Consider this scenario. Your company regularly releases new products, both to its e-catalog and out to its distributor channel. Upon doing so, you need to deploy content related to those products to various websites. Using a services-oriented architecture, your company's product data management or e-commerce systems could activate the CMS distribution service to push particular content into production (even related content outside the CMS) when certain products get released. If that's too automatic a business process, the workflow service could be triggered instead, to activate an approval process.
This is possible today in a few of the more developed CMS products that have packaged up their APIs as Web Services interfaces.
Taking advantage of other services
What about the other way? What if your CMS could take advantage of other enterprise services? Well, many CMS packages -- while they can produce services -- often cannot natively consume services. This could be hubris (many software vendors imagine their product as the center of the enterprise information infrastructure), or more simply a lack of interest among customers still struggling to create and propagate enterprise services.
In any case, the possibilities are intriguing. Let's look at the relatively simple case of supplying a dynamic spell-check service to your CMS so you do not have to rely on local dictionaries. In this case, we will actually use a public Web Service, supplied by Google (you could imagine other internal services running behind your firewall instead).
Here is a use case that depicts a web form or templating engine of a CMS that needs a spell checker.
- A user is in a CMS form, editing content
- The user highlights a word or phrase
- User right clicks on highlight and select spell check
- The system creates a soap message and sends it to Google
- Google responds with its spelling suggestion
- The user is prompted to accept or decline the suggestion
I'll dive into some code now. If that makes your eyes glaze over, just jump down to the next section.
Below is a sample WSDL from Google's Web Service. I have cut out a lot of other functionality to only show operations the Suggestion Spelling service.
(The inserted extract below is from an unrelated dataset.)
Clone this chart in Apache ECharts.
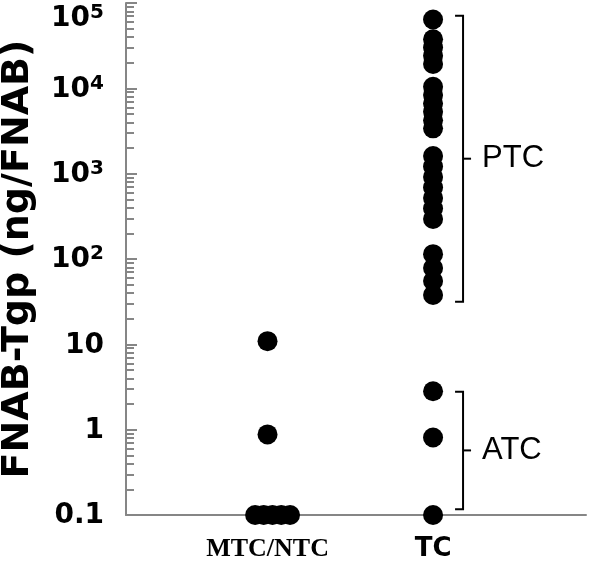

Next is a sample, still from the same WSDL but this snippet shows the input and output message formats.

Here is a sample SOAP message. This message gets sent to the suggestion spelling operation. We are trying to find out if "britney" is spelled properly.

Of course our phrase isn't spelled properly so the service's reply message looks like the following.

Google's spelling suggestion reply's to us with a suggestion of "britney spears."
Above depicts the actually Web Service and its input and outputs. To make it all work required a surprisingly small amount of Java code.
ECM without the Suite: Services-based architecture
Many ECM vendors would have you satisfy all your ECM needs by purchasing their varied packages (some offer several dozen products and modules). In doing so, however, you risk vendor lock-in, surprisingly heavy integration work, and getting stuck with modules that do not effectively meet particular use-cases where a best of breed approach would perform better.
A services-oriented architecture could help to resolve this problem by enabling you to apply specialized technologies (including home grown and open-source) as part of a broader ECM architecture. Consider the following chart of a potential services stack (click to enlarge).
I'll start from the bottom up. So should you.
Third Layer
This the management and configuration layer, where each service is registered, defined, and configured. For instance a forms services needs configuration and further development. A developer would modify the forms services and, if needed, define security against individual forms. A business manager can define a Business Process in another configuration manager (in this case a BPEL editor). Such an IDE is typically installed on the business manager's desktop, so it could be a fat client rather than a Web-based tool.
Second Layer
This is the exposure layer that represents services themselves. This layer services isolates the underlying vendor products but yet exposes enterprise accessible operations via Web services. Each of the services in the second layer can operate on their own, without a central ECM application engine.
I added three new functionalities in the service layer that we haven't reviewed yet. Imaging services allow for many image asset functionalities, like scanning, conversion and resizing. Also, Identity services to assist all other applications with access and authorization services. Finally, an Xforms implementation assists us with structured data collection.
Although, there is no one ECM product described here, I should stress that these services are products, or combination products, in their own right. Some services may be based in PHP and others maybe based in Java, but neither care about each others platform language because they all expose themselves with external interaction, likely (though not exclusively) through Web Services specifications.
First Layer
This is the access or presentation layer. Here we have an enterprise portal (EIP) and some sort of directory of services (UDDI in Web Services parlance). First the UDDI is where certain services may register themselves so that other internal and external systems can interact with them. The EIP can be a very useful tool here. Enterprise users have access to specific services via the portal. For example, an HR staffer may want to access business manager services to initiate the hiring of a new manager.
An Example
The following image is a data flow diagram. This diagram depicts users, user and system interaction points, and business flow. In our case this models how a portal user interacts with a different services (likely via portlets) to perform one of their weekly business responsibilities. (Click image to enlarge)
The content contributor first authenticates in the EIP and gains access to a new content portlet. After triggering a new content task the business process service directs the contributor to the select content type task and portlet as well as initiates a new content workflow. The user then selects a content type and submits to the next task with forwards the user to the eForms portlet where the user can input their information. In most circumstances, the system and or the user might also apply some implicit and explicit metadata, invoking the classifications service. After the user submits their content, the BPM service transitions the content to the next task in the content life cycle. The next task gets posted to the contributor's manager inbox for review.
Today, your CMS package might be providing all those services. But does it do them all equally well? And aren't other enterprise applications doing many of the same things? Why support scads of workflow engines? There can be substantial benefits in specialization here.
Closing
In conclusion, Web Services can assist an enterprise in extending its content management capabilities to other systems and vice-versa, thereby obtaining more value from their IT investments. You can also yield the benefits of specialization. A services-oriented architecture allows different systems to do what they do best, enabling a cleaner separation of concerns than is found in most enterprises today, and potentially reducing your dependence on major suite vendors.